> [EXERCISE REQUIREMENTS]: Give the listing again exactly, omitting its images.

> [Rows from a dataset of charts and code]:
━━━━━━━━━━━━━━━━

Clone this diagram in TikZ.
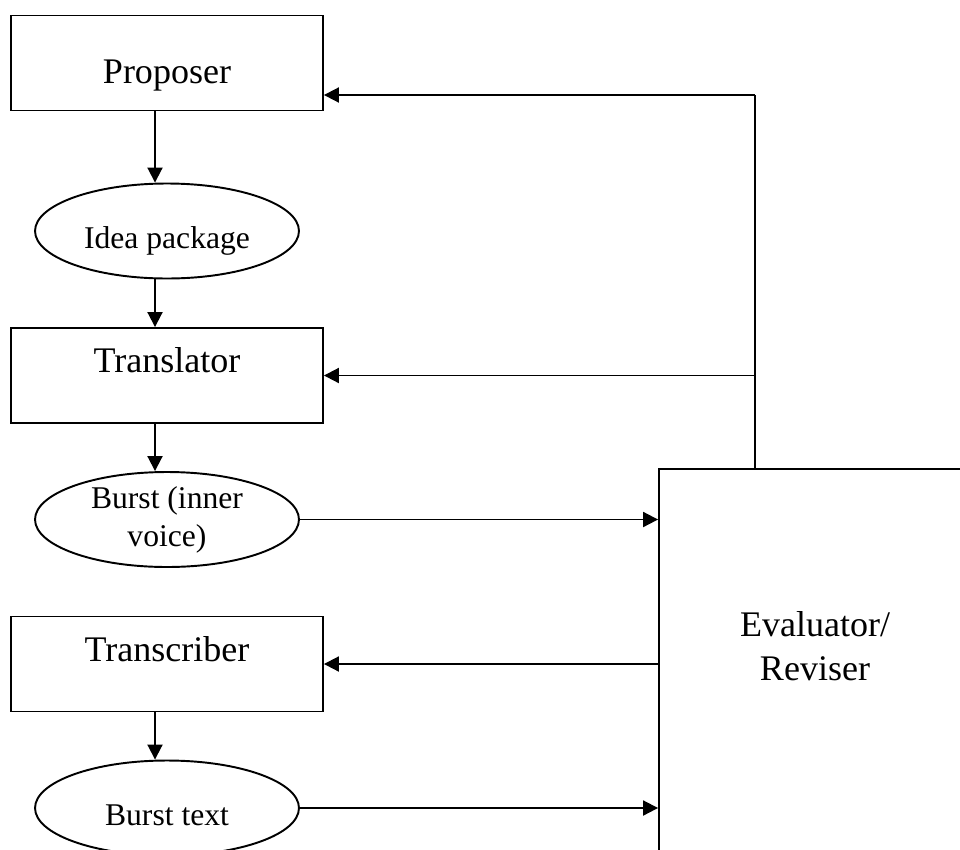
\documentclass[tikz,border=0pt]{standalone}
\usepackage{fontspec}
\setmainfont{Liberation Serif}
\usetikzlibrary{positioning}
\usetikzlibrary{shapes.geometric}
\usetikzlibrary{arrows.meta}
\tikzset{
  stagebox/.style={draw, line width=1.1pt, minimum width=6.24cm,
    minimum height=1.9cm, inner sep=0pt,
    font=\fontsize{20.5}{24}\selectfont},
  carrier/.style={draw, ellipse, line width=1.1pt, minimum width=5.28cm,
    minimum height=1.9cm, inner sep=0pt, align=center,
    font=\fontsize{18}{21.5}\selectfont},
  evalbox/.style={draw, line width=1.1pt, minimum width=6.8cm,
    minimum height=9.24cm, inner sep=0pt},
  flow/.style={-{Triangle[length=0.3cm,width=0.3cm]}, line width=1.1pt}
}

\begin{document}
\begin{tikzpicture}[x=0.02cm, y=-0.02cm]
    \useasboundingbox (0,0) rectangle (960,849);
    \clip (0,0) rectangle (960,849);
    % left column
    \node[stagebox, text height=1cm, text depth=0.2cm] (proposer) at (167,63) {Proposer};
    \node[carrier, text height=0.9cm, text depth=0.22cm] (idea) at (167,231) {Idea package};
    \node[stagebox, text height=0.5cm, text depth=0.62cm] (translator) at (167,375.5) {Translator};
    \node[carrier] (burst) at (167,519.5) {Burst (inner\\voice)};
    \node[stagebox, text height=0.5cm, text depth=0.62cm] (transcriber) at (167,664) {Transcriber};
    \node[carrier, text height=0.9cm, text depth=0.22cm] (bursttext) at (167,808) {Burst text};
    % evaluator, runs off the page
    \node[evalbox] (eval) at (829,700) {};
    \node[font=\fontsize{20.5}{25}\selectfont, align=center] (evaltext) at (815,646) {Evaluator/\\Reviser};
    \coordinate (fbfoot) at (755,469);
    \coordinate (fbtop) at (755,95);
    % down the column
    \draw[flow] ([xshift=-0.24cm]proposer.south) -- ([xshift=-0.24cm]idea.north);
    \draw[flow] ([xshift=-0.24cm]idea.south) -- ([xshift=-0.24cm]translator.north);
    \draw[flow] ([xshift=-0.24cm]translator.south) -- ([xshift=-0.24cm]burst.north);
    \draw[flow] ([xshift=-0.24cm]transcriber.south) -- ([xshift=-0.24cm]bursttext.north);
    % into and out of the evaluator
    \draw[flow] (burst.east) -- (burst.east -| eval.west);
    \draw[flow] (bursttext.east) -- (bursttext.east -| eval.west);
    \draw[flow] (eval.west |- transcriber.east) -- (transcriber.east);
    \draw[line width=1.1pt] (fbfoot) -- (fbtop);
    \draw[flow] (fbtop) -- (fbtop -| proposer.east);
    \draw[flow] (fbfoot |- translator.east) -- (translator.east);
\end{tikzpicture}
\end{document}
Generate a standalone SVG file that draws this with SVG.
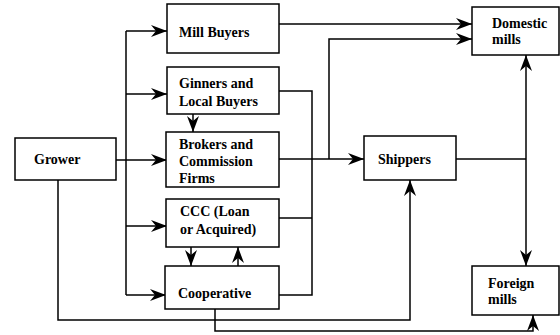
<svg xmlns="http://www.w3.org/2000/svg" width="560" height="335" viewBox="0 0 560 335">
<style>
.box{fill:#fff;stroke:#000;stroke-width:1.5}
.ln{fill:none;stroke:#000;stroke-width:1.5}
</style>
<defs>
<marker id="ah" viewBox="0 0 16 12" refX="16" refY="6" markerWidth="16" markerHeight="12" markerUnits="userSpaceOnUse" orient="auto">
<path d="M0,0 L16,6 L0,12 L5,6 z" fill="#000"/>
</marker>
</defs>
<rect width="560" height="335" fill="#fff"/>
<g id="connectors">
<path class="ln" d="M116,160 H126"/>
<path class="ln" d="M126,31 V295"/>
<path class="ln" d="M126,31 H167" marker-end="url(#ah)"/>
<path class="ln" d="M126,94 H167" marker-end="url(#ah)"/>
<path class="ln" d="M126,160 H167" marker-end="url(#ah)"/>
<path class="ln" d="M126,226 H167" marker-end="url(#ah)"/>
<path class="ln" d="M126,295 H166" marker-end="url(#ah)"/>
<path class="ln" d="M193,114 V132" marker-end="url(#ah)"/>
<path class="ln" d="M191,247 V266" marker-end="url(#ah)"/>
<path class="ln" d="M238,266 V247" marker-end="url(#ah)"/>
<path class="ln" d="M279,24 H472" marker-end="url(#ah)"/>
<path class="ln" d="M329,159 V39 H472" marker-end="url(#ah)"/>
<path class="ln" d="M279,91 H312 V295 H279"/>
<path class="ln" d="M279,218 H312"/>
<path class="ln" d="M279,159 H364" marker-end="url(#ah)"/>
<path class="ln" d="M456,159 H526"/>
<path class="ln" d="M526,159 V55" marker-end="url(#ah)"/>
<path class="ln" d="M526,159 V266" marker-end="url(#ah)"/>
<path class="ln" d="M58,180 V320 H410 V180" marker-end="url(#ah)"/>
<path class="ln" d="M215,309 V331 H533 V315" marker-end="url(#ah)"/>
</g>
<g font-family="'Liberation Serif', 'DejaVu Serif', serif" font-size="14" font-weight="bold" fill="#000">
<g id="grower"><rect class="box" x="15" y="138" width="101" height="42"/><text x="34" y="164">Grower</text></g>
<g id="mill-buyers"><rect class="box" x="167" y="4" width="112" height="49"/><text x="179" y="37">Mill Buyers</text></g>
<g id="ginners"><rect class="box" x="167" y="67" width="112" height="47"/><text x="179" y="88">Ginners and</text><text x="179" y="106">Local Buyers</text></g>
<g id="brokers"><rect class="box" x="166" y="132" width="113" height="55"/><text x="179" y="149">Brokers and</text><text x="179" y="166">Commission</text><text x="179" y="183">Firms</text></g>
<g id="ccc"><rect class="box" x="166" y="199" width="113" height="48"/><text x="180" y="216">CCC (Loan</text><text x="180" y="234">or Acquired)</text></g>
<g id="cooperative"><rect class="box" x="165" y="266" width="114" height="43"/><text x="178" y="298">Cooperative</text></g>
<g id="shippers"><rect class="box" x="364" y="136" width="92" height="44"/><text x="378" y="164">Shippers</text></g>
<g id="domestic-mills"><rect class="box" x="472" y="7" width="87" height="48"/><text x="492" y="28">Domestic</text><text x="492" y="44">mills</text></g>
<g id="foreign-mills"><rect class="box" x="472" y="266" width="87" height="49"/><text x="488" y="288">Foreign</text><text x="488" y="304">mills</text></g>
</g>
</svg>
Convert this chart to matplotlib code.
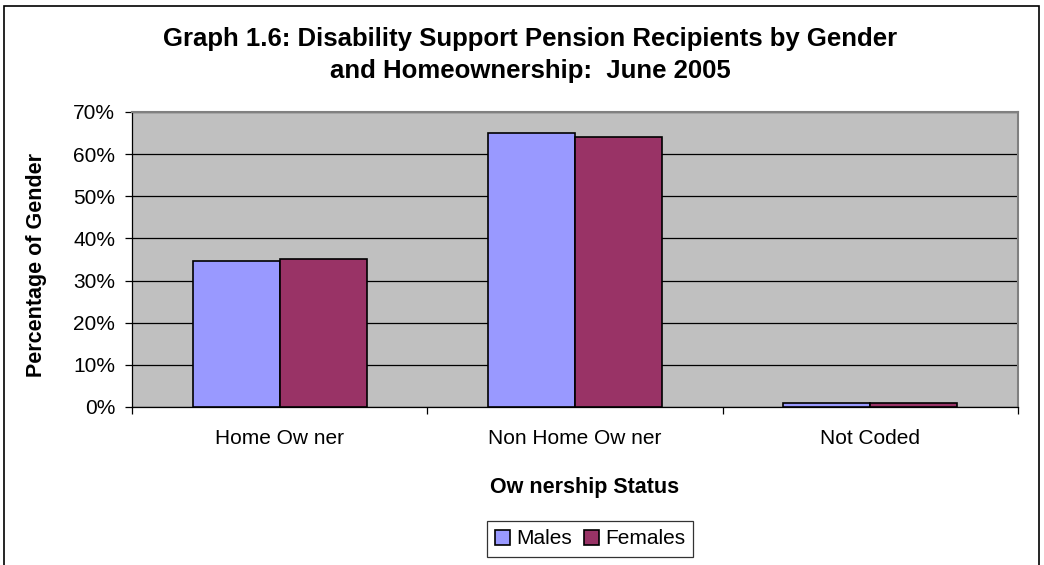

━━━━━━━━━━━━━━━━

> [COMPLETE ANSWER]:
Clone this diagram in TikZ.
\documentclass[tikz,border=0pt]{standalone}
\usepackage{fontspec}
\setmainfont{Liberation Serif}
\usetikzlibrary{positioning}
\usetikzlibrary{shapes.geometric}
\usetikzlibrary{arrows.meta}
\tikzset{
  stagebox/.style={draw, line width=1.1pt, minimum width=6.24cm,
    minimum height=1.9cm, inner sep=0pt,
    font=\fontsize{20.5}{24}\selectfont},
  carrier/.style={draw, ellipse, line width=1.1pt, minimum width=5.28cm,
    minimum height=1.9cm, inner sep=0pt, align=center,
    font=\fontsize{18}{21.5}\selectfont},
  evalbox/.style={draw, line width=1.1pt, minimum width=6.8cm,
    minimum height=9.24cm, inner sep=0pt},
  flow/.style={-{Triangle[length=0.3cm,width=0.3cm]}, line width=1.1pt}
}

\begin{document}
\begin{tikzpicture}[x=0.02cm, y=-0.02cm]
    \useasboundingbox (0,0) rectangle (960,849);
    \clip (0,0) rectangle (960,849);
    % left column
    \node[stagebox, text height=1cm, text depth=0.2cm] (proposer) at (167,63) {Proposer};
    \node[carrier, text height=0.9cm, text depth=0.22cm] (idea) at (167,231) {Idea package};
    \node[stagebox, text height=0.5cm, text depth=0.62cm] (translator) at (167,375.5) {Translator};
    \node[carrier] (burst) at (167,519.5) {Burst (inner\\voice)};
    \node[stagebox, text height=0.5cm, text depth=0.62cm] (transcriber) at (167,664) {Transcriber};
    \node[carrier, text height=0.9cm, text depth=0.22cm] (bursttext) at (167,808) {Burst text};
    % evaluator, runs off the page
    \node[evalbox] (eval) at (829,700) {};
    \node[font=\fontsize{20.5}{25}\selectfont, align=center] (evaltext) at (815,646) {Evaluator/\\Reviser};
    \coordinate (fbfoot) at (755,469);
    \coordinate (fbtop) at (755,95);
    % down the column
    \draw[flow] ([xshift=-0.24cm]proposer.south) -- ([xshift=-0.24cm]idea.north);
    \draw[flow] ([xshift=-0.24cm]idea.south) -- ([xshift=-0.24cm]translator.north);
    \draw[flow] ([xshift=-0.24cm]translator.south) -- ([xshift=-0.24cm]burst.north);
    \draw[flow] ([xshift=-0.24cm]transcriber.south) -- ([xshift=-0.24cm]bursttext.north);
    % into and out of the evaluator
    \draw[flow] (burst.east) -- (burst.east -| eval.west);
    \draw[flow] (bursttext.east) -- (bursttext.east -| eval.west);
    \draw[flow] (eval.west |- transcriber.east) -- (transcriber.east);
    \draw[line width=1.1pt] (fbfoot) -- (fbtop);
    \draw[flow] (fbtop) -- (fbtop -| proposer.east);
    \draw[flow] (fbfoot |- translator.east) -- (translator.east);
\end{tikzpicture}
\end{document}
Generate a standalone SVG file that draws this with SVG.
<svg xmlns="http://www.w3.org/2000/svg" width="560" height="335" viewBox="0 0 560 335">
<style>
.box{fill:#fff;stroke:#000;stroke-width:1.5}
.ln{fill:none;stroke:#000;stroke-width:1.5}
</style>
<defs>
<marker id="ah" viewBox="0 0 16 12" refX="16" refY="6" markerWidth="16" markerHeight="12" markerUnits="userSpaceOnUse" orient="auto">
<path d="M0,0 L16,6 L0,12 L5,6 z" fill="#000"/>
</marker>
</defs>
<rect width="560" height="335" fill="#fff"/>
<g id="connectors">
<path class="ln" d="M116,160 H126"/>
<path class="ln" d="M126,31 V295"/>
<path class="ln" d="M126,31 H167" marker-end="url(#ah)"/>
<path class="ln" d="M126,94 H167" marker-end="url(#ah)"/>
<path class="ln" d="M126,160 H167" marker-end="url(#ah)"/>
<path class="ln" d="M126,226 H167" marker-end="url(#ah)"/>
<path class="ln" d="M126,295 H166" marker-end="url(#ah)"/>
<path class="ln" d="M193,114 V132" marker-end="url(#ah)"/>
<path class="ln" d="M191,247 V266" marker-end="url(#ah)"/>
<path class="ln" d="M238,266 V247" marker-end="url(#ah)"/>
<path class="ln" d="M279,24 H472" marker-end="url(#ah)"/>
<path class="ln" d="M329,159 V39 H472" marker-end="url(#ah)"/>
<path class="ln" d="M279,91 H312 V295 H279"/>
<path class="ln" d="M279,218 H312"/>
<path class="ln" d="M279,159 H364" marker-end="url(#ah)"/>
<path class="ln" d="M456,159 H526"/>
<path class="ln" d="M526,159 V55" marker-end="url(#ah)"/>
<path class="ln" d="M526,159 V266" marker-end="url(#ah)"/>
<path class="ln" d="M58,180 V320 H410 V180" marker-end="url(#ah)"/>
<path class="ln" d="M215,309 V331 H533 V315" marker-end="url(#ah)"/>
</g>
<g font-family="'Liberation Serif', 'DejaVu Serif', serif" font-size="14" font-weight="bold" fill="#000">
<g id="grower"><rect class="box" x="15" y="138" width="101" height="42"/><text x="34" y="164">Grower</text></g>
<g id="mill-buyers"><rect class="box" x="167" y="4" width="112" height="49"/><text x="179" y="37">Mill Buyers</text></g>
<g id="ginners"><rect class="box" x="167" y="67" width="112" height="47"/><text x="179" y="88">Ginners and</text><text x="179" y="106">Local Buyers</text></g>
<g id="brokers"><rect class="box" x="166" y="132" width="113" height="55"/><text x="179" y="149">Brokers and</text><text x="179" y="166">Commission</text><text x="179" y="183">Firms</text></g>
<g id="ccc"><rect class="box" x="166" y="199" width="113" height="48"/><text x="180" y="216">CCC (Loan</text><text x="180" y="234">or Acquired)</text></g>
<g id="cooperative"><rect class="box" x="165" y="266" width="114" height="43"/><text x="178" y="298">Cooperative</text></g>
<g id="shippers"><rect class="box" x="364" y="136" width="92" height="44"/><text x="378" y="164">Shippers</text></g>
<g id="domestic-mills"><rect class="box" x="472" y="7" width="87" height="48"/><text x="492" y="28">Domestic</text><text x="492" y="44">mills</text></g>
<g id="foreign-mills"><rect class="box" x="472" y="266" width="87" height="49"/><text x="488" y="288">Foreign</text><text x="488" y="304">mills</text></g>
</g>
</svg>
Convert this chart to matplotlib code.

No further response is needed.